START DATA FOR THIS EXERCISE

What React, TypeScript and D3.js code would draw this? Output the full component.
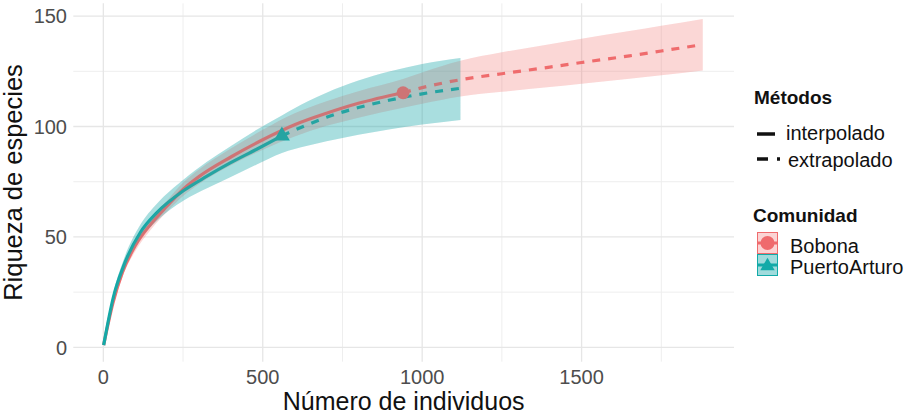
import React from "react";
import * as d3 from "d3";

// ---- Data ----
const xTicks = [0, 500, 1000, 1500];
const xMinor = [250, 750, 1250, 1750];
const yTicks = [0, 50, 100, 150];
const yMinor = [25, 75, 125];

const communities = ["Bobona", "PuertoArturo"];
const methods = ["interpolado", "extrapolado"];

const bobonaInterpX = [1, 30, 60, 100, 150, 200, 250, 300, 400, 500, 600, 700, 800, 940];
const bobonaInterpY = [1, 20, 34, 46, 56, 64, 71.5, 77.3, 86.2, 94, 100.8, 106, 110.5, 115.3];
const bobonaInterpLo = [1, 18.5, 32, 43.5, 53.5, 61.5, 68.5, 74, 82.5, 89.5, 95.5, 100.3, 104, 108.5];
const bobonaInterpHi = [1, 21.5, 36, 48.5, 58.5, 66.5, 74.5, 80.5, 90, 98.5, 106, 111.5, 116, 121.5];

const bobonaExtrapX = [940, 1000, 1120, 1250, 1400, 1500, 1650, 1750, 1880];
const bobonaExtrapY = [115.3, 117.6, 121.2, 123.9, 126.9, 129, 132, 134.2, 137.1];
const bobonaExtrapLo = [108.5, 110.3, 113.6, 115.7, 117.9, 119.4, 121.6, 123.2, 125.4];
const bobonaExtrapHi = [121.5, 124.5, 129.8, 133.6, 137.3, 139.8, 143.2, 145.6, 148.7];

const puertoInterpX = [1, 32, 64, 116, 168, 252, 325, 398, 481, 560];
const puertoInterpY = [1, 23, 37, 52, 61, 71, 77.5, 83.5, 89.7, 95.8];
const puertoInterpLo = [1, 21, 34.5, 49, 57.3, 66.5, 72, 77, 82.8, 88];
const puertoInterpHi = [1, 25, 39.8, 55.5, 65, 76, 84, 91, 98.5, 105];

const puertoExtrapX = [560, 640, 700, 800, 900, 1000, 1120];
const puertoExtrapY = [95.8, 100.8, 104.2, 108.6, 112, 114.8, 117.3];
const puertoExtrapLo = [88, 91.3, 93.3, 96.3, 98.8, 100.9, 103];
const puertoExtrapHi = [105, 111.3, 115.3, 120.8, 125, 128.3, 131];

const bobonaObs = { x: 940, y: 115.3 };
const puertoObs = { x: 560, y: 95.8 };

// ---- Styling ----
const W = 913;
const H = 419;
const RED = "#EF6B6D";
const TEAL = "#12AAA8";
const RED_FILL = "#F27A78";
const TEAL_FILL = "#12A5A8";
const FONT = "'Liberation Sans', Arial, Helvetica, sans-serif";

const panel = { left: 73.3, right: 734, top: 3.3, bottom: 361.7 };

type Pt = { x: number; y: number; lo: number; hi: number };
const zip = (xs: number[], ys: number[], lo: number[], hi: number[]): Pt[] =>
  xs.map((x, i) => ({ x, y: ys[i], lo: lo[i], hi: hi[i] }));

export default function App() {
  const x = d3.scaleLinear().domain([-94.2, 1978]).range([panel.left, panel.right]);
  const y = d3.scaleLinear().domain([-6.5, 155.8]).range([panel.bottom, panel.top]);

  const line = d3
    .line<Pt>()
    .x((d) => x(d.x))
    .y((d) => y(d.y))
    .curve(d3.curveMonotoneX);
  const area = d3
    .area<Pt>()
    .x((d) => x(d.x))
    .y0((d) => y(d.lo))
    .y1((d) => y(d.hi))
    .curve(d3.curveMonotoneX);

  const bI = zip(bobonaInterpX, bobonaInterpY, bobonaInterpLo, bobonaInterpHi);
  const bE = zip(bobonaExtrapX, bobonaExtrapY, bobonaExtrapLo, bobonaExtrapHi);
  const pI = zip(puertoInterpX, puertoInterpY, puertoInterpLo, puertoInterpHi);
  const pE = zip(puertoExtrapX, puertoExtrapY, puertoExtrapLo, puertoExtrapHi);

  const bArea = area([...bI, ...bE.slice(1)]) || "";
  const pArea = area([...pI, ...pE.slice(1)]) || "";

  const tri = d3.symbol().type(d3.symbolTriangle).size(110)() || "";
  const triSmall = d3.symbol().type(d3.symbolTriangle).size(90)() || "";

  const dash = "8,8";

  return (
    <svg
      width={W}
      height={H}
      style={{ position: "absolute", left: 0, top: 0, background: "#fff" }}
      fontFamily={FONT}
    >
      <rect width={W} height={H} fill="#fff" />
      {/* minor grid */}
      {xMinor.map((v) => (
        <line key={"xm" + v} x1={x(v)} x2={x(v)} y1={panel.top} y2={panel.bottom} stroke="#EEEEEE" strokeWidth={1} />
      ))}
      {yMinor.map((v) => (
        <line key={"ym" + v} x1={panel.left} x2={panel.right} y1={y(v)} y2={y(v)} stroke="#EEEEEE" strokeWidth={1} />
      ))}
      {/* major grid */}
      {xTicks.map((v) => (
        <line key={"xg" + v} x1={x(v)} x2={x(v)} y1={panel.top} y2={panel.bottom} stroke="#E6E6E6" strokeWidth={1.3} />
      ))}
      {yTicks.map((v) => (
        <line key={"yg" + v} x1={panel.left} x2={panel.right} y1={y(v)} y2={y(v)} stroke="#E6E6E6" strokeWidth={1.3} />
      ))}

      {/* ribbons (under) */}
      <path d={bArea} fill={RED_FILL} opacity={0.22} />
      <path d={pArea} fill={TEAL_FILL} opacity={0.25} />

      {/* lines */}
      <path d={line(bE) || ""} fill="none" stroke={RED} strokeWidth={3.2} strokeDasharray={dash} />
      <path d={line(pE) || ""} fill="none" stroke={TEAL} strokeWidth={3.2} strokeDasharray={dash} />
      <path d={line(bI) || ""} fill="none" stroke={RED} strokeWidth={3.2} />
      <path d={line(pI) || ""} fill="none" stroke={TEAL} strokeWidth={3.2} />

      {/* observed points */}
      <circle cx={x(bobonaObs.x)} cy={y(bobonaObs.y)} r={6.5} fill={RED} />
      <path d={tri} transform={`translate(${x(puertoObs.x)},${y(puertoObs.y)})`} fill={TEAL} />

      {/* ribbons (over, light) */}
      <path d={bArea} fill={RED_FILL} opacity={0.1} />
      <path d={pArea} fill={TEAL_FILL} opacity={0.15} />

      {/* axis tick labels */}
      {yTicks.map((v) => (
        <text key={"yt" + v} x={67} y={y(v)} dy="0.36em" textAnchor="end" fontSize={20} fill="#4D4D4D">
          {v}
        </text>
      ))}
      {xTicks.map((v) => (
        <text key={"xt" + v} x={x(v)} y={384} textAnchor="middle" fontSize={20} fill="#4D4D4D">
          {v}
        </text>
      ))}

      {/* axis titles */}
      <text x={(panel.left + panel.right) / 2} y={410} textAnchor="middle" fontSize={25} fill="#111">
        Número de individuos
      </text>
      <text
        transform={`translate(22,${(panel.top + panel.bottom) / 2}) rotate(-90)`}
        textAnchor="middle"
        fontSize={25.5}
        fill="#111"
      >
        Riqueza de especies
      </text>

      {/* legend: Métodos */}
      <text x={754} y={104} fontSize={19} fontWeight="bold" fill="#111">
        Métodos
      </text>
      <line x1={757} x2={775} y1={134} y2={134} stroke="#111" strokeWidth={3.5} />
      <text x={786} y={140} fontSize={20} fill="#111">
        {methods[0]}
      </text>
      <line x1={757} x2={780} y1={159} y2={159} stroke="#111" strokeWidth={3.5} strokeDasharray="11,9" />
      <text x={788} y={167} fontSize={20} fill="#111">
        {methods[1]}
      </text>

      {/* legend: Comunidad */}
      <text x={753} y={222} fontSize={19} fontWeight="bold" fill="#111">
        Comunidad
      </text>
      <rect x={757.5} y={232.5} width={20} height={21} fill={RED_FILL} fillOpacity={0.32} stroke={RED} strokeWidth={1} />
      <line x1={758} x2={777} y1={243} y2={243} stroke={RED} strokeWidth={3} />
      <circle cx={767.5} cy={243} r={7} fill={RED} />
      <text x={790} y={253} fontSize={20} fill="#111">
        {communities[0]}
      </text>
      <rect x={757.5} y={254.5} width={20} height={21} fill={TEAL_FILL} fillOpacity={0.4} stroke={TEAL} strokeWidth={1} />
      <line x1={758} x2={777} y1={265} y2={265} stroke={TEAL} strokeWidth={3} />
      <path d={triSmall} transform={`translate(767.5,266)`} fill={TEAL} />
      <text x={790} y={274} fontSize={20} fill="#111">
        {communities[1]}
      </text>
    </svg>
  );
}
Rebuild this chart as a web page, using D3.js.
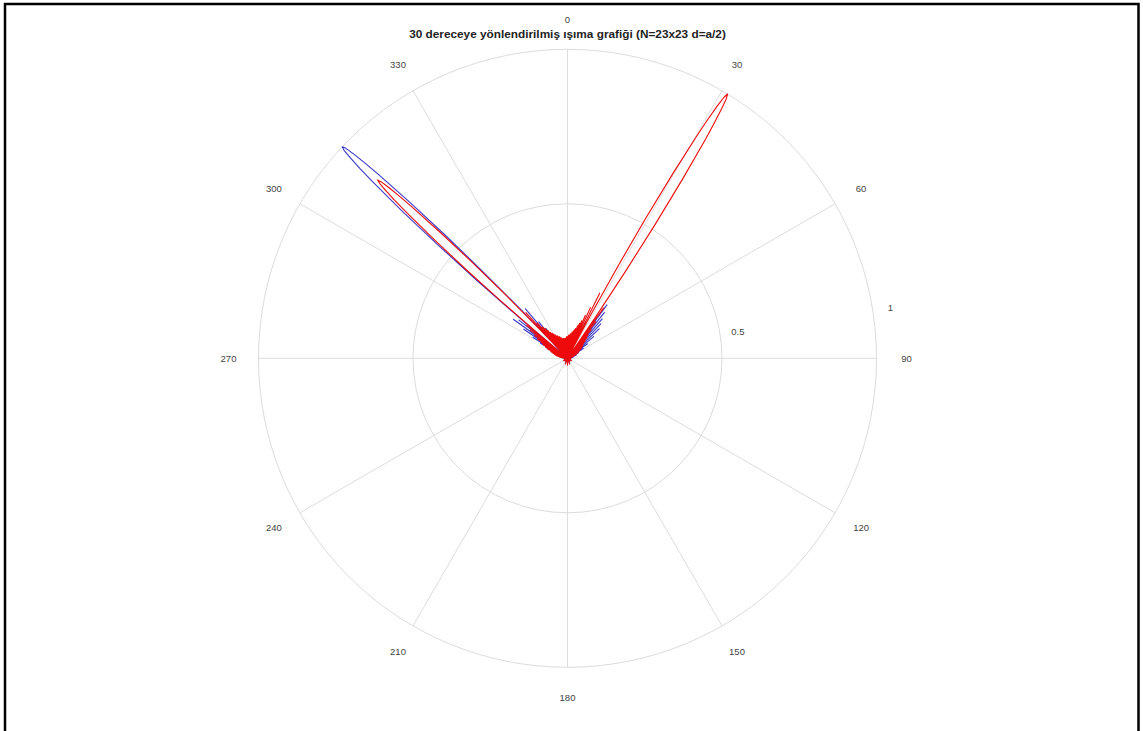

END DATA FOR THIS EXERCISE

Where a line holds "React", copy it out.

What React, TypeScript and D3.js code would draw this? Output the full component.
import React from "react";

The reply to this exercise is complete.